Mas a esquerda está sob igual escrutínio: “Em contraste, muitos intelectuais de esquerda atacam o futebol porque ele castra as massas e descarrila seu ardor revolucionário. Pão e circo, circo sem pão: hipnotizados pelo baile, que exerce um fascínio perverso, os trabalhadores esquecem-se de quem são e se deixam conduzir como ovelhas pelos inimigos de classe”.
Aqui, além do sentimento puritano expresso, há uma verdadeira cegueira em subestimar a inteligência dos trabalhadores, bem como sua capacidade de distinguir entre um evento esportivo e as realidades de suas vidas. Galeano nos lembra que há elementos progressistas no futebol sul-americano, terminando com uma citação de Antonio Gramsci que descreve o futebol como “este reino a céu aberto da lealdade humana”.

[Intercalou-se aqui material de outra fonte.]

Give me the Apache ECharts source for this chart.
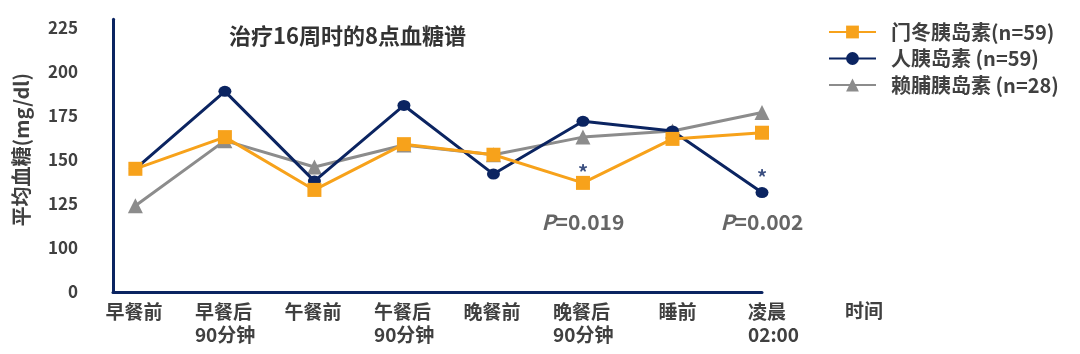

Em um dos livros mais deliciosos de Galeano, As palavras andantes, suas vinhetas são acompanhadas pelas xilogravuras de José Francisco Borges, um dos artistas folclóricos mais brilhantes do Brasil. O livro começa com uma citação do baiano Caetano Veloso, extraordinário cantor e compositor: “Visto de perto, ninguém é normal”.
Sob a visão e a pena de Galeano, a história e a cultura da América Latina, com toda sua crueldade e beleza, sempre foram vistas de perto, com uma valorização pela excitante da diversidade na região, sempre resistindo à homogeneização cultural neoliberal e aos insípidos lugares-comuns do status quo.